Mitigation – be open minded if agile is a new experience, be guided by the skilled practitioners, provide clear guidance at the sprint demos and learn as we go!

[6] Shared, business network clarity of purpose? Risk – it’s easy to get carried away by an exciting blockchain first project.  But are all the network members really of the same mind on the transformational goals?  Is the value for all members clear and accepted?

Mitigation – business network members participate in Design Thinking Workshop thoroughly understand the use case and debate their accrued value (being selfish, as needed) until it’s totally clear.  Business network members agree a governance approach for all aspects of network operation.

[7] Easy to discuss cooperation, harder to make transformation.  Risk – business network members discuss details of how they currently work together rather than focusing on the transformational opportunity.

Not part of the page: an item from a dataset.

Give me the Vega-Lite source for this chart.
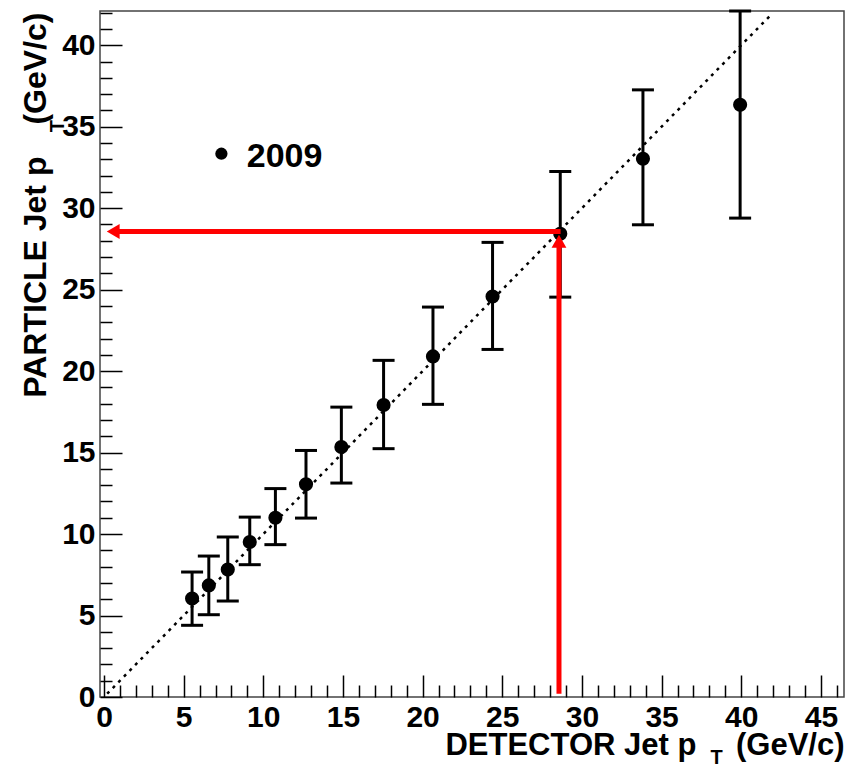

Mitigation – don’t rush things - allow time for discussion but through sensitive facilitation and a clear, proven design thinking approach guide the discussions into persona analysis, current methods of working and opportunities for improvement.

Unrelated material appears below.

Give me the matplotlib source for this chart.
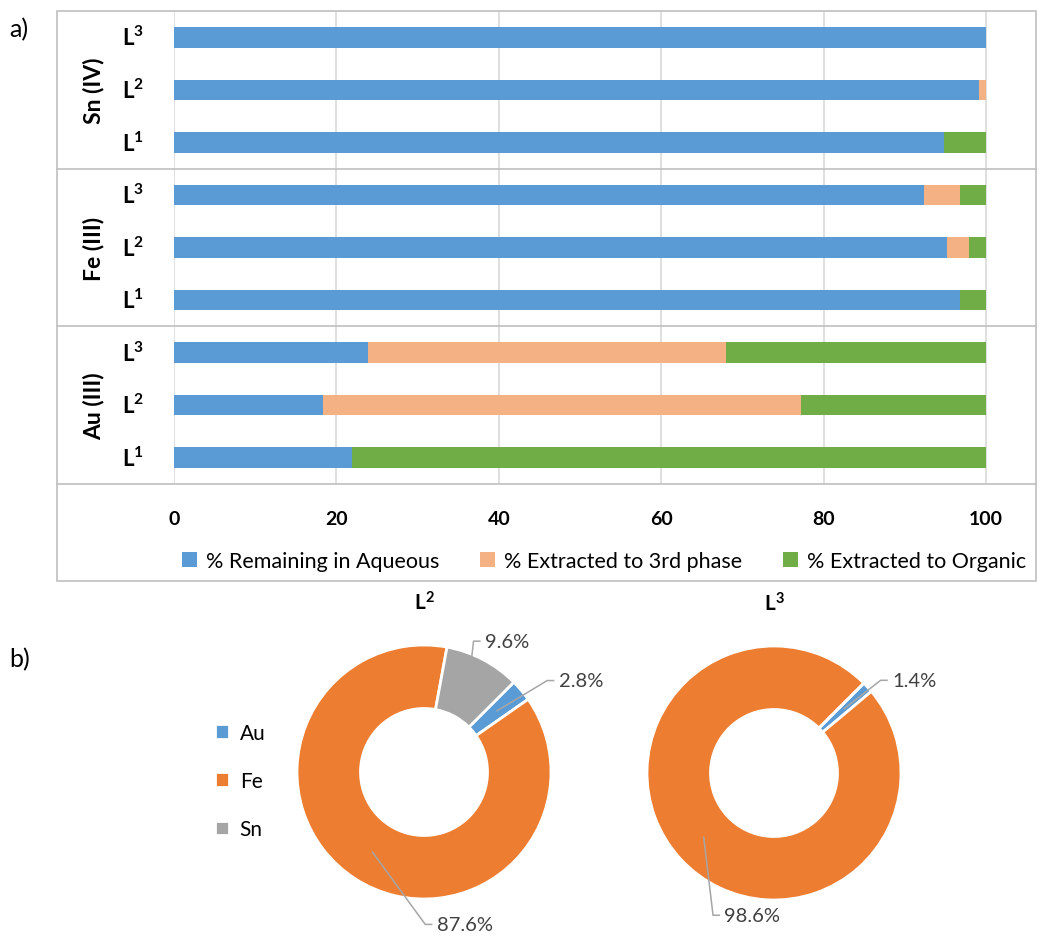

[8] We already know what we want, why waste time with Design Thinking?  Risk – business network members spend time formulating a requirement and describing “to be” customer journeys so reluctant to invest time in a design thinking workshop.

Mitigation – offer a (slightly) accelerated persona-led design thinking session culminating in hill definition to validate and expand on earlier work.  This will give clarity of guidance for development team, and a clear explanation of value to the stakeholders.

[9] Do we really know this business challenge?  Risk – project (especially workshop) participants don’t have a deep enough knowledge of the business problem to guide the development process.

Mitigation – make sure customer participants in the workshop – and ongoing project – are able to describe how the current systems are used, and explain the challenges of using them. 

[10] Who’s project is this anyway?  Risk – vendor subject matter expert speaks for the customer, filling “thought vacuums” with their wise words.  Results in lack of customer ownership of project and likely ultimate demise.

Mitigation – brief all vendor project participants on this danger and ensure they know the importance of allowing the customer time and space to think, explain and ultimately own!